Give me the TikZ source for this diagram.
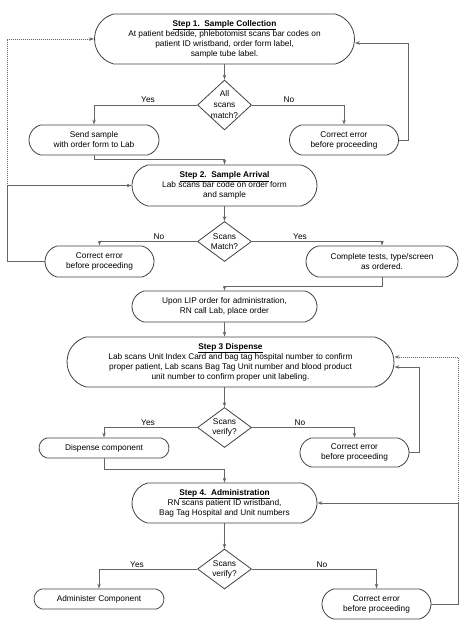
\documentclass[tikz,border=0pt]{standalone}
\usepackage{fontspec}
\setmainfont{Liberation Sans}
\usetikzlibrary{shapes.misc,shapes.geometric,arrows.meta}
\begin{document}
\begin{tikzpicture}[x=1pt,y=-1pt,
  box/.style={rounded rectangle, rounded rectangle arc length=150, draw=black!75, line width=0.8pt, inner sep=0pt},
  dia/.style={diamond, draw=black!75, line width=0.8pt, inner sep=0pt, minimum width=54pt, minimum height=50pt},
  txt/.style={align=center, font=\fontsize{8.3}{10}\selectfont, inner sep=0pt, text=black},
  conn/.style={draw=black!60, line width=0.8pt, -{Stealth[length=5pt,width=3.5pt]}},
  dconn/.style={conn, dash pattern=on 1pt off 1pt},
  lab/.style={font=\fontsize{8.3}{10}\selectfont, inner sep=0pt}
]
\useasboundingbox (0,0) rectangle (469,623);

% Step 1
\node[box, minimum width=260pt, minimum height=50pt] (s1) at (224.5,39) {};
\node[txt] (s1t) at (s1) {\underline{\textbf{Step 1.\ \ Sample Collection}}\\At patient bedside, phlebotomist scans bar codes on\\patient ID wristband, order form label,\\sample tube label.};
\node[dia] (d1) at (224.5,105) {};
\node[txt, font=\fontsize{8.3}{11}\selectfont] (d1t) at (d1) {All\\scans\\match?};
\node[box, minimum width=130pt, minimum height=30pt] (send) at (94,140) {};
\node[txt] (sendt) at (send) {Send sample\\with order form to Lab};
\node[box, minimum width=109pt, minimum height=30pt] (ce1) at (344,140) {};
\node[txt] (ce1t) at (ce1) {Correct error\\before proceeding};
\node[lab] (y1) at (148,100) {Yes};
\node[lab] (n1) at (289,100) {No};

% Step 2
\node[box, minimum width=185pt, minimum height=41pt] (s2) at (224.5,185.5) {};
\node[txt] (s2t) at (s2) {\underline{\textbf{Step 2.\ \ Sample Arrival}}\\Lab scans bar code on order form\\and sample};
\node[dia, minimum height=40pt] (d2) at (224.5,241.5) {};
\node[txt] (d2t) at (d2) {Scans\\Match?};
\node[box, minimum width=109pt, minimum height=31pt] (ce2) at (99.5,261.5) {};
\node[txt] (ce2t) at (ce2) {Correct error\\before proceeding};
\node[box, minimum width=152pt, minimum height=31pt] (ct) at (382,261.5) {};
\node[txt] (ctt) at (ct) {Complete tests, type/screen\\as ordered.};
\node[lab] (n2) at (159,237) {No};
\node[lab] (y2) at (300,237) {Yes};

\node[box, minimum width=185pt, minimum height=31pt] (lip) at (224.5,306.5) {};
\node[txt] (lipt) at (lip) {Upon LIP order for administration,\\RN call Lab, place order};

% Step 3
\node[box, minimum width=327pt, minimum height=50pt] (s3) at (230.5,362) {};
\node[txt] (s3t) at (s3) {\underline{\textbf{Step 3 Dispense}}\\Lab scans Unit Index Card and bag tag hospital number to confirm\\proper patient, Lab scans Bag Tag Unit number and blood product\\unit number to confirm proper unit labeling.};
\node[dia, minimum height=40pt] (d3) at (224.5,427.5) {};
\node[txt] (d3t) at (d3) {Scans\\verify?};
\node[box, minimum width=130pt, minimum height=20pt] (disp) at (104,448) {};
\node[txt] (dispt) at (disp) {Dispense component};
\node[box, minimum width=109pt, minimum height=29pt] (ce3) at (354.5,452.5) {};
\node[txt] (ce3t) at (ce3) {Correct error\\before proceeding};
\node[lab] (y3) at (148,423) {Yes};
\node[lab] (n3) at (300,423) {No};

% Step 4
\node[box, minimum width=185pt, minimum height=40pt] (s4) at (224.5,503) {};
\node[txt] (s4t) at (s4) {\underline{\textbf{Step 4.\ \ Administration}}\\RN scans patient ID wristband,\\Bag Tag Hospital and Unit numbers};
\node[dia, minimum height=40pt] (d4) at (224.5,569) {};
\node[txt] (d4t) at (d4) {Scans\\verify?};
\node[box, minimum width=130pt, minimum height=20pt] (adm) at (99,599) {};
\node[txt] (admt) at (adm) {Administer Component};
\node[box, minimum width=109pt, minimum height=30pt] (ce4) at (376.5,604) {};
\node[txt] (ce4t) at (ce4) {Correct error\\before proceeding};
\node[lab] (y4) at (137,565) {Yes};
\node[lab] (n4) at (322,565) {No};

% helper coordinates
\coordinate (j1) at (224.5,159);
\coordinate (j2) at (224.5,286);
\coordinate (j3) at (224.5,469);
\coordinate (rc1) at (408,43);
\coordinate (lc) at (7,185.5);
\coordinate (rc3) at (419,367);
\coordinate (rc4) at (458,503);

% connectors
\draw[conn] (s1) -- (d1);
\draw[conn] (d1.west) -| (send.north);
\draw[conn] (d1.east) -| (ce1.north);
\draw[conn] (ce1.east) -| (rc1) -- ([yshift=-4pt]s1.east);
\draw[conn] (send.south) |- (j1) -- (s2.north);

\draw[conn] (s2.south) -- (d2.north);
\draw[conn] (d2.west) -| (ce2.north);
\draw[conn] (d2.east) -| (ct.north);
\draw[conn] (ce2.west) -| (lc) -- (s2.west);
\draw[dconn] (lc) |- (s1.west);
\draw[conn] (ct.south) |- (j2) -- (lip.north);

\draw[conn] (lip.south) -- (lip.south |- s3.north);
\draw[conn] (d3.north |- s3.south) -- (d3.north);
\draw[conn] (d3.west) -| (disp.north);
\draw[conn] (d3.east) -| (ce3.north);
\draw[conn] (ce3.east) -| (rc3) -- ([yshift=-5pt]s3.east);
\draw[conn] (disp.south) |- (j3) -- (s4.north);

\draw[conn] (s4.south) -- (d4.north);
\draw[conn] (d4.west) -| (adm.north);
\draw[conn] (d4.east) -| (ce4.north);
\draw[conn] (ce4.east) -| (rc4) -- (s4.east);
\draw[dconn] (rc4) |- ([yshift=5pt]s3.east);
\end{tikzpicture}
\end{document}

**Set problem:** Make an exact reproduction of the listing above, without any pictures.

**Solution for this task:**
Give me the TikZ source for this diagram.
\documentclass[tikz,border=0pt]{standalone}
\usepackage{fontspec}
\setmainfont{Liberation Sans}
\usetikzlibrary{shapes.misc,shapes.geometric,arrows.meta}
\begin{document}
\begin{tikzpicture}[x=1pt,y=-1pt,
  box/.style={rounded rectangle, rounded rectangle arc length=150, draw=black!75, line width=0.8pt, inner sep=0pt},
  dia/.style={diamond, draw=black!75, line width=0.8pt, inner sep=0pt, minimum width=54pt, minimum height=50pt},
  txt/.style={align=center, font=\fontsize{8.3}{10}\selectfont, inner sep=0pt, text=black},
  conn/.style={draw=black!60, line width=0.8pt, -{Stealth[length=5pt,width=3.5pt]}},
  dconn/.style={conn, dash pattern=on 1pt off 1pt},
  lab/.style={font=\fontsize{8.3}{10}\selectfont, inner sep=0pt}
]
\useasboundingbox (0,0) rectangle (469,623);

% Step 1
\node[box, minimum width=260pt, minimum height=50pt] (s1) at (224.5,39) {};
\node[txt] (s1t) at (s1) {\underline{\textbf{Step 1.\ \ Sample Collection}}\\At patient bedside, phlebotomist scans bar codes on\\patient ID wristband, order form label,\\sample tube label.};
\node[dia] (d1) at (224.5,105) {};
\node[txt, font=\fontsize{8.3}{11}\selectfont] (d1t) at (d1) {All\\scans\\match?};
\node[box, minimum width=130pt, minimum height=30pt] (send) at (94,140) {};
\node[txt] (sendt) at (send) {Send sample\\with order form to Lab};
\node[box, minimum width=109pt, minimum height=30pt] (ce1) at (344,140) {};
\node[txt] (ce1t) at (ce1) {Correct error\\before proceeding};
\node[lab] (y1) at (148,100) {Yes};
\node[lab] (n1) at (289,100) {No};

% Step 2
\node[box, minimum width=185pt, minimum height=41pt] (s2) at (224.5,185.5) {};
\node[txt] (s2t) at (s2) {\underline{\textbf{Step 2.\ \ Sample Arrival}}\\Lab scans bar code on order form\\and sample};
\node[dia, minimum height=40pt] (d2) at (224.5,241.5) {};
\node[txt] (d2t) at (d2) {Scans\\Match?};
\node[box, minimum width=109pt, minimum height=31pt] (ce2) at (99.5,261.5) {};
\node[txt] (ce2t) at (ce2) {Correct error\\before proceeding};
\node[box, minimum width=152pt, minimum height=31pt] (ct) at (382,261.5) {};
\node[txt] (ctt) at (ct) {Complete tests, type/screen\\as ordered.};
\node[lab] (n2) at (159,237) {No};
\node[lab] (y2) at (300,237) {Yes};

\node[box, minimum width=185pt, minimum height=31pt] (lip) at (224.5,306.5) {};
\node[txt] (lipt) at (lip) {Upon LIP order for administration,\\RN call Lab, place order};

% Step 3
\node[box, minimum width=327pt, minimum height=50pt] (s3) at (230.5,362) {};
\node[txt] (s3t) at (s3) {\underline{\textbf{Step 3 Dispense}}\\Lab scans Unit Index Card and bag tag hospital number to confirm\\proper patient, Lab scans Bag Tag Unit number and blood product\\unit number to confirm proper unit labeling.};
\node[dia, minimum height=40pt] (d3) at (224.5,427.5) {};
\node[txt] (d3t) at (d3) {Scans\\verify?};
\node[box, minimum width=130pt, minimum height=20pt] (disp) at (104,448) {};
\node[txt] (dispt) at (disp) {Dispense component};
\node[box, minimum width=109pt, minimum height=29pt] (ce3) at (354.5,452.5) {};
\node[txt] (ce3t) at (ce3) {Correct error\\before proceeding};
\node[lab] (y3) at (148,423) {Yes};
\node[lab] (n3) at (300,423) {No};

% Step 4
\node[box, minimum width=185pt, minimum height=40pt] (s4) at (224.5,503) {};
\node[txt] (s4t) at (s4) {\underline{\textbf{Step 4.\ \ Administration}}\\RN scans patient ID wristband,\\Bag Tag Hospital and Unit numbers};
\node[dia, minimum height=40pt] (d4) at (224.5,569) {};
\node[txt] (d4t) at (d4) {Scans\\verify?};
\node[box, minimum width=130pt, minimum height=20pt] (adm) at (99,599) {};
\node[txt] (admt) at (adm) {Administer Component};
\node[box, minimum width=109pt, minimum height=30pt] (ce4) at (376.5,604) {};
\node[txt] (ce4t) at (ce4) {Correct error\\before proceeding};
\node[lab] (y4) at (137,565) {Yes};
\node[lab] (n4) at (322,565) {No};

% helper coordinates
\coordinate (j1) at (224.5,159);
\coordinate (j2) at (224.5,286);
\coordinate (j3) at (224.5,469);
\coordinate (rc1) at (408,43);
\coordinate (lc) at (7,185.5);
\coordinate (rc3) at (419,367);
\coordinate (rc4) at (458,503);

% connectors
\draw[conn] (s1) -- (d1);
\draw[conn] (d1.west) -| (send.north);
\draw[conn] (d1.east) -| (ce1.north);
\draw[conn] (ce1.east) -| (rc1) -- ([yshift=-4pt]s1.east);
\draw[conn] (send.south) |- (j1) -- (s2.north);

\draw[conn] (s2.south) -- (d2.north);
\draw[conn] (d2.west) -| (ce2.north);
\draw[conn] (d2.east) -| (ct.north);
\draw[conn] (ce2.west) -| (lc) -- (s2.west);
\draw[dconn] (lc) |- (s1.west);
\draw[conn] (ct.south) |- (j2) -- (lip.north);

\draw[conn] (lip.south) -- (lip.south |- s3.north);
\draw[conn] (d3.north |- s3.south) -- (d3.north);
\draw[conn] (d3.west) -| (disp.north);
\draw[conn] (d3.east) -| (ce3.north);
\draw[conn] (ce3.east) -| (rc3) -- ([yshift=-5pt]s3.east);
\draw[conn] (disp.south) |- (j3) -- (s4.north);

\draw[conn] (s4.south) -- (d4.north);
\draw[conn] (d4.west) -| (adm.north);
\draw[conn] (d4.east) -| (ce4.north);
\draw[conn] (ce4.east) -| (rc4) -- (s4.east);
\draw[dconn] (rc4) |- ([yshift=5pt]s3.east);
\end{tikzpicture}
\end{document}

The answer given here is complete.